Yang Maha Gembira
“Ketika Tuhan tersenyum, terciptalah Pasundan”. Begitu seorang komponis keindahan memilih bentuk ungkapan rasa syukurnya. Gembira atas anugerah tanah Pasundan nan indah dan kaya raya. Bangga dijadikan manusia Sunda dengan kehalusan jiwanya.
Orang Madura boleh tak mau kalah. “Ketika Tuhan tertawa ceria, terciptalah Madura”. Manusia Madura sangat percaya diri. Jiwanya bebas. Pikirannya liar. Logikanya unik. Keberaniannya membelah kehidupan dan ketangguhannya melawan tantangan, tak tertandingi.
Tetapi harus dijaga ungkapan itu jangan sampai keluar dari ranah puisi, amsal dan simbolisme-romantik susastra. Jangan lompat masuk ke fakultas ilmu, kecuali berbekal rentang dinamis antara fisika dengan metafisika. Cara pandang ilmu itu kategoristik dan lurus-lurus. Ilmu bertanya: Tuhan kok tersenyum. Apalagi tertawa ceria.
Hati-hati terpeleset di jalan licin Mujassimah: menjisim-jisimkan Tuhan. Menjasad-jasadkan Malaikat. Meskipun Allah Maha Melihat dan Maha Mendengar, jangan bayangkan Ia punya mata dan telinga seperti kita. Meskipun Ia menginformasikan: “Wahai Tuhan Yang mempunyai kerajaan, Engkau berikan kerajaan kepada orang yang Engkau kehendaki dan Engkau cabut kerajaan dari orang yang Engkau kehendaki. Engkau muliakan orang yang Engkau kehendaki dan Engkau hinakan orang yang Engkau kehendaki. Di tangan Engkaulah segala kebajikan. Sesungguhnya Engkau Maha Kuasa atas segala sesuatu.” [1] (Ali ‘Imran: 26) – jangan lantas membayangkan Tuhan punya tangan, lengan, jari jemari, kuku dan helai-helai bulu seperti makhluk.
Si Markesot itu kadang nyerempet-nyerempet Mujassimah. Pernah sambil senyum-senyum nggak enak ia bercerita bahwa dulu sejumlah Malaikat disuruh Tuhan mengambil tanah liat di Bumi untuk bahan bikin Adam, tapi dihalangi oleh Iblis, yang sejak 1000 tahun sebelumnya sudah punya Kerajaan di Bumi. Yang akhirnya berhasil ambil tanah “lempung” adalah taktik Malaikat Izroil. Beliau meladeni duel melawan Iblis yang menghalangi tugasnya. Nah, ketika perkelahian terjadi, Malaikat Salim yang diam-diam diajaknya serta turun dari langit ke Bumi: mengambil segenggam besar tanah liat.

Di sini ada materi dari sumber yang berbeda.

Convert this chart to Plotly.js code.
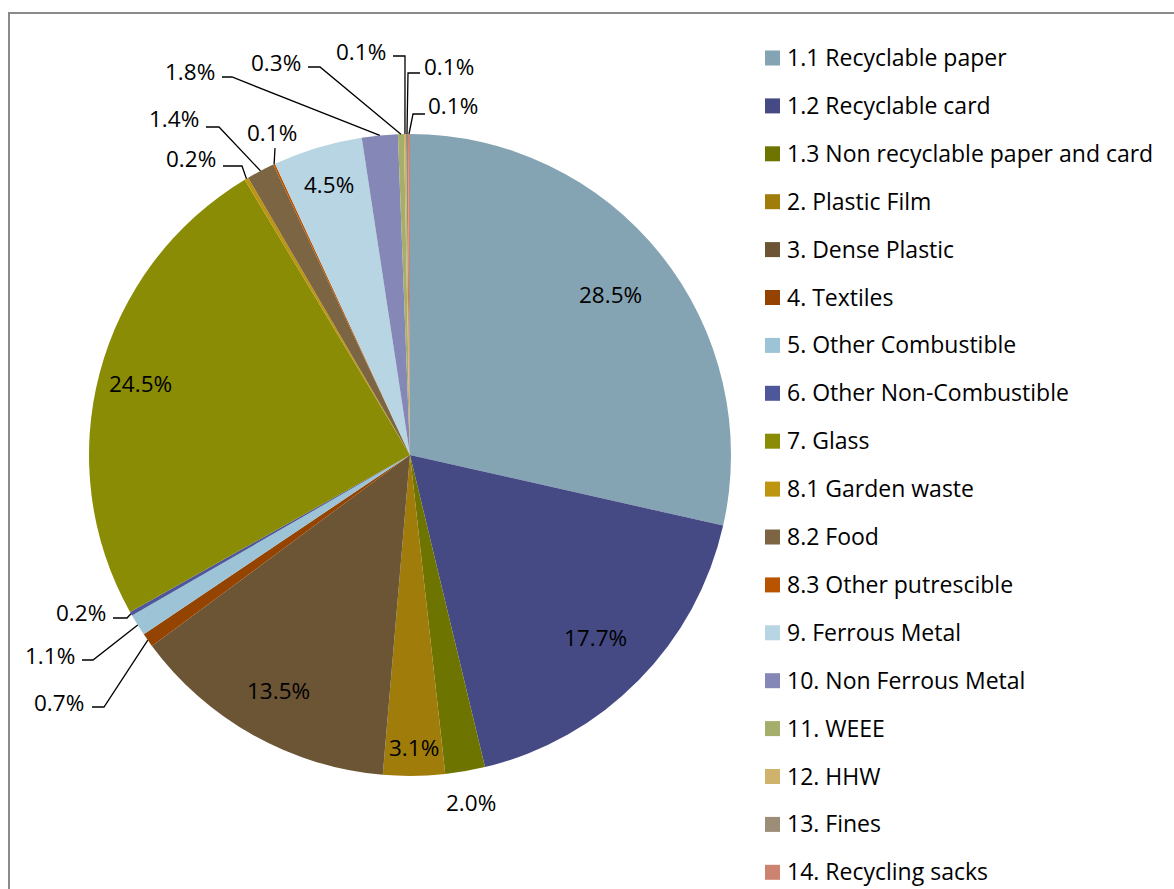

Iblis merasa terjebak oleh siasat Izroil, naik pitam, berlari mengejar Izroil dan Salim dari bumi hingga langit. Ketika Izroil terbang dan melompat ke Sorga, sejumlah tanah sorga terlempar oleh kaki beliau. Petilan tanah Sorga itu terjatuh ke Bumi, dan menjadi Indonesia.
Kalau narasi Mujassimah Markesot itu dosa, Allah yang menghukum Markesot. Tapi semoga Allah mengampuninya. Sebab maunya dia itu bersyukur atas karunia Allah yang berupa Indonesia. Segala-galanya tentang Indonesia adalah rahmat dan barokah. Sekadar terbersit saja kata Indonesia dalam ingatan, merekahlah kegembiraan. Benih-benih kegembiraan di tanah Indonesia, menumbuhkan pohon-pohon kebahagiaan bagi siapapun saja yang tinggal di atasnya, dari zaman ke zaman.
Putra ragil Pak Kuswoyo, yakni Kusyoko, alias Yok, mengabadikannya: “Orang bilang tanah kita tanah Sorga, tongkat kayu dan batu jadi tanaman”. Keluarga Kuswoyo adalah manusia-manusia pensyukur, dan hidup di dunia khusus untuk menyebarkan kegembiraan sejak era 1960-an hingga kini. Maka karya terakhir Yok Kuswoyo yang saya tahu adalah lagu lembut mendalam dengan lirik terjemahan Al-Fatihah.
Tanah air Indonesia Raya adalah salah satu karya unggul Allah swt dari kandungan kegembiraan-Nya. Maka ummat manusia yang tinggal di Indonesia selalu bermurah hati kepada seluruh penduduk dunia, menggembirakan para tetangga dan tamu-tamunya.